### Data
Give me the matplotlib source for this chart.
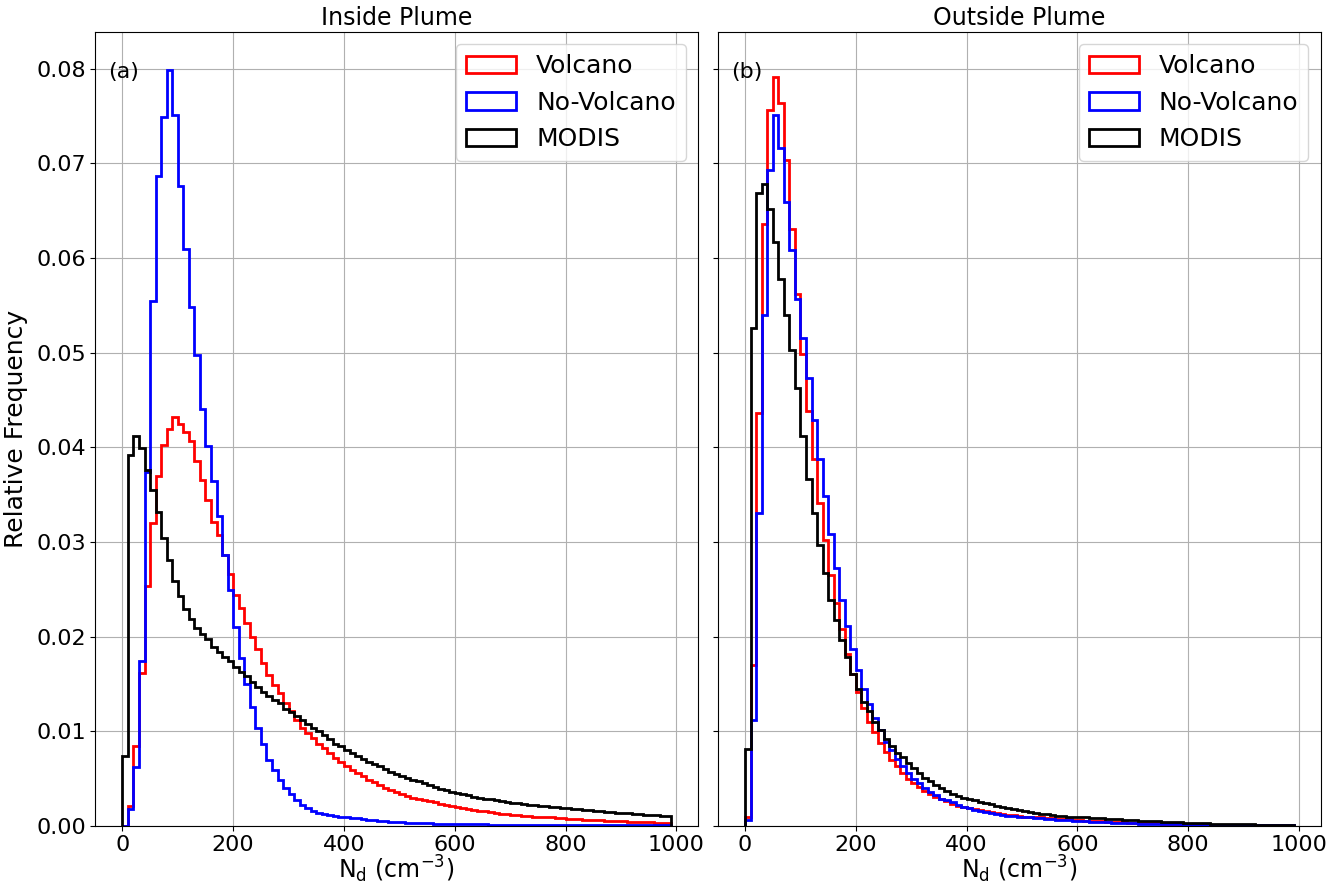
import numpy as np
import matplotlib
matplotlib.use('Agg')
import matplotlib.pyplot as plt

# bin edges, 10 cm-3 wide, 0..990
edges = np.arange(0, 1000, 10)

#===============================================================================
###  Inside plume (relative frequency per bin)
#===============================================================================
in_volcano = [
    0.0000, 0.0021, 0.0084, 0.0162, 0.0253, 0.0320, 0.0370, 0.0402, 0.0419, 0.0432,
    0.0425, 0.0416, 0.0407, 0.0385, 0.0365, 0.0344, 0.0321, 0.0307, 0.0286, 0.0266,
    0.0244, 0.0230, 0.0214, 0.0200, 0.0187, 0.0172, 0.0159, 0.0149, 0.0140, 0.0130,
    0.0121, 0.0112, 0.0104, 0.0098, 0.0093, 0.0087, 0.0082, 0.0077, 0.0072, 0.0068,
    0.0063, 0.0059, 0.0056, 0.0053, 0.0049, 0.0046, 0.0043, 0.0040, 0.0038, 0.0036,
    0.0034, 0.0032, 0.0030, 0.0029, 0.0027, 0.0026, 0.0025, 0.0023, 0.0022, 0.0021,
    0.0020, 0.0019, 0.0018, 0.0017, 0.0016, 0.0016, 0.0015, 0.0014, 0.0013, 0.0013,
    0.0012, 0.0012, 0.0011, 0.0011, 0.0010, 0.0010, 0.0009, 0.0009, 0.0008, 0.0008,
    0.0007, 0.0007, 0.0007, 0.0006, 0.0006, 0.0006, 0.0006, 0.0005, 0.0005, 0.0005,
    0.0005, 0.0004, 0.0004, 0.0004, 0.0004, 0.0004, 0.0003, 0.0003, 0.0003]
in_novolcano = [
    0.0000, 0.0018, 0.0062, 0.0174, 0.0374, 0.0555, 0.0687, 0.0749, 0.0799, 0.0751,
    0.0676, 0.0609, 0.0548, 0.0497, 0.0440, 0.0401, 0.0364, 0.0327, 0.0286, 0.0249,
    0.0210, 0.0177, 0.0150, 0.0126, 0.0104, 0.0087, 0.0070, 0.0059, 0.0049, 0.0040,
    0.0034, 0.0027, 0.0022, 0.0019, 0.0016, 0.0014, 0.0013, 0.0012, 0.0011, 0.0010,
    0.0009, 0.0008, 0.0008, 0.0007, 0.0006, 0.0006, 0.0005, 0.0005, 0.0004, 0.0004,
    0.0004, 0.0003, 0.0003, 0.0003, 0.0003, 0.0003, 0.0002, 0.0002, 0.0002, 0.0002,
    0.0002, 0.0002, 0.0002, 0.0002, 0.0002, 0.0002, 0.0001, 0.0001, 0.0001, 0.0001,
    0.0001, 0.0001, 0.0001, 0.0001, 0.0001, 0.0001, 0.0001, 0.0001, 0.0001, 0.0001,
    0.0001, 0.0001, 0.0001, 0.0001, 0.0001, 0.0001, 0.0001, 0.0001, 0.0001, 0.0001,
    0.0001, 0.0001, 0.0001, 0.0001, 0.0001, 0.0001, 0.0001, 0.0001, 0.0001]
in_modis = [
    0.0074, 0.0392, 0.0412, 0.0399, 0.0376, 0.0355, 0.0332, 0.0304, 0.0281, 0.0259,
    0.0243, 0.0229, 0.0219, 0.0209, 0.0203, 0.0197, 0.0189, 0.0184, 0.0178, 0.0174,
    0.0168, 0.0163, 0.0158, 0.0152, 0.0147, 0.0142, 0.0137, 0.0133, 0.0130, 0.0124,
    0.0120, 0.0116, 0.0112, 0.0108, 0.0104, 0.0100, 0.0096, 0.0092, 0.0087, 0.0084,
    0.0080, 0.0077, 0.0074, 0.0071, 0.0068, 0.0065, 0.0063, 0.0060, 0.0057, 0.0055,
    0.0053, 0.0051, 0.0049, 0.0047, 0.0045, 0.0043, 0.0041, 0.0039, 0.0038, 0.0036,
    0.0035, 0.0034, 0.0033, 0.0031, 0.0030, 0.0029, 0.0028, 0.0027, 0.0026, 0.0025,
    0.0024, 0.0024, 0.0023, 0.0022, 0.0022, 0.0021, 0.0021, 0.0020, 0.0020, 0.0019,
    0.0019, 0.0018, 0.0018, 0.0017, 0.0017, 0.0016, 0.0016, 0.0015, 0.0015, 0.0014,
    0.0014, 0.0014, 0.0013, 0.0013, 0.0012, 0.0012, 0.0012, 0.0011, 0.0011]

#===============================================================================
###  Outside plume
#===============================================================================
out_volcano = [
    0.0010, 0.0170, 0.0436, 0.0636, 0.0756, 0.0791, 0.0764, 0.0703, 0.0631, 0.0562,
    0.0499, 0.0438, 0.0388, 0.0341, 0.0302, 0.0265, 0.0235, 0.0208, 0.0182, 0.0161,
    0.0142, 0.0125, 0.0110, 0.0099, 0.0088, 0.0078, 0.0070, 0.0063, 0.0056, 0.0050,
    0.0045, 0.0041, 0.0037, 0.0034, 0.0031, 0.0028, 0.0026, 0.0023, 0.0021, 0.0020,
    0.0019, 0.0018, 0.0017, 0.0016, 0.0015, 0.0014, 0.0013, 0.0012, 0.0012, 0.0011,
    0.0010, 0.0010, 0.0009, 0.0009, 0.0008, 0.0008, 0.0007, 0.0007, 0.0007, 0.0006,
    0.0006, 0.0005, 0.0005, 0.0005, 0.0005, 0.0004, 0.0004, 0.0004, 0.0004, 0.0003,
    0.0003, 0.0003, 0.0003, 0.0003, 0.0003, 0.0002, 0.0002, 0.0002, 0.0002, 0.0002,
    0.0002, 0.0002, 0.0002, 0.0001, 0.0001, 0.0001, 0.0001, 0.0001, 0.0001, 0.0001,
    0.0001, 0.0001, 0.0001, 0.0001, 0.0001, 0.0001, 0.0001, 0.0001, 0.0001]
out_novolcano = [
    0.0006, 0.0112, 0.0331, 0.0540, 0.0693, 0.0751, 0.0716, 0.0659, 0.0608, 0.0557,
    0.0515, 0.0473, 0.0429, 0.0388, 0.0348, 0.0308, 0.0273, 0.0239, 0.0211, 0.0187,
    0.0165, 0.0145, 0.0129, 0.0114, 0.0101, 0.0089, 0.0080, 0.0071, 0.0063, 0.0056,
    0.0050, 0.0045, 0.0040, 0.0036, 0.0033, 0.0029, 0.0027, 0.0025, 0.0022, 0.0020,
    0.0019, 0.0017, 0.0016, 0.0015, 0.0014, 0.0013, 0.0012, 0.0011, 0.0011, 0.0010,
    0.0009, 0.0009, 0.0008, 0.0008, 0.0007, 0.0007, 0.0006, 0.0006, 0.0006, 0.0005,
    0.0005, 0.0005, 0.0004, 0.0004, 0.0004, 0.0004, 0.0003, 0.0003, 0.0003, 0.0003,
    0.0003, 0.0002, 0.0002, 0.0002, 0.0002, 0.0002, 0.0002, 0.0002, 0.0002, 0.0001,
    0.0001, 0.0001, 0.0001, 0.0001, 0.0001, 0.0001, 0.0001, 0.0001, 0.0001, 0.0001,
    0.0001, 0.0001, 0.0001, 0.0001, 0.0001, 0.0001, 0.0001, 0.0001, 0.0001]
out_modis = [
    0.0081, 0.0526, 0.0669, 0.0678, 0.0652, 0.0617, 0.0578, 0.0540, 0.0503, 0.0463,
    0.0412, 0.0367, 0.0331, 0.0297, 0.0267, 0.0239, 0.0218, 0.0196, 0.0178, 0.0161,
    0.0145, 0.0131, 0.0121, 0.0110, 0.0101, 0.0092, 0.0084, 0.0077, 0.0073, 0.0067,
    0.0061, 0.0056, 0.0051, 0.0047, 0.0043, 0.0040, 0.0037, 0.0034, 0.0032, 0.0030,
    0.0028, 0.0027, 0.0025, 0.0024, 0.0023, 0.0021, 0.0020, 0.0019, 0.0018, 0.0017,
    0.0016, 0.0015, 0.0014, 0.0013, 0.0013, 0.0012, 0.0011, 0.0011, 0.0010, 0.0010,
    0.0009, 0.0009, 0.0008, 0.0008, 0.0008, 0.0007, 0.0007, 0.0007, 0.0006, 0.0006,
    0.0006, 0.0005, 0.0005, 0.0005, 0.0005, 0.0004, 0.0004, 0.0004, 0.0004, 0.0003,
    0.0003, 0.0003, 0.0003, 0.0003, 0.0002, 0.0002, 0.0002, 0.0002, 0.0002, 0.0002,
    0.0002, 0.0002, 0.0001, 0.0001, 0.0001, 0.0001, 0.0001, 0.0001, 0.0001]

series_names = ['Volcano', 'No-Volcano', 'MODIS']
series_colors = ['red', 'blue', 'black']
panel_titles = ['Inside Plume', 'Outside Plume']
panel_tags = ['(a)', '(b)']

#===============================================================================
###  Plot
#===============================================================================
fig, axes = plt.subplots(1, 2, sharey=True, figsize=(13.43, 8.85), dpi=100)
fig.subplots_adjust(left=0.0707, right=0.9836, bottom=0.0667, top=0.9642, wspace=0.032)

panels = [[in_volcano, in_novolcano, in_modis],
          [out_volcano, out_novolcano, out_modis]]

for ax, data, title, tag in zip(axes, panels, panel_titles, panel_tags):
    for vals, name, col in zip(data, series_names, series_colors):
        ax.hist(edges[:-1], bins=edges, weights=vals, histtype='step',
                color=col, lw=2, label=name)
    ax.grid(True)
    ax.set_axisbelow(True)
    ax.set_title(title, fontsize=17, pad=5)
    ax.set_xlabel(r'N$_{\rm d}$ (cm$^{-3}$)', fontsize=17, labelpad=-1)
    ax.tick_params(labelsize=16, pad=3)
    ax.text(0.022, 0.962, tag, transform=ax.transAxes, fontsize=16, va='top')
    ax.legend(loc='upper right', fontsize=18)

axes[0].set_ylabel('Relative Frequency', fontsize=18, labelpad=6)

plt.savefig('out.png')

### Objective
Each line that holds the word "matplotlib" is to be copied.

### Response for this exercise
Give me the matplotlib source for this chart.
import matplotlib
matplotlib.use('Agg')
import matplotlib.pyplot as plt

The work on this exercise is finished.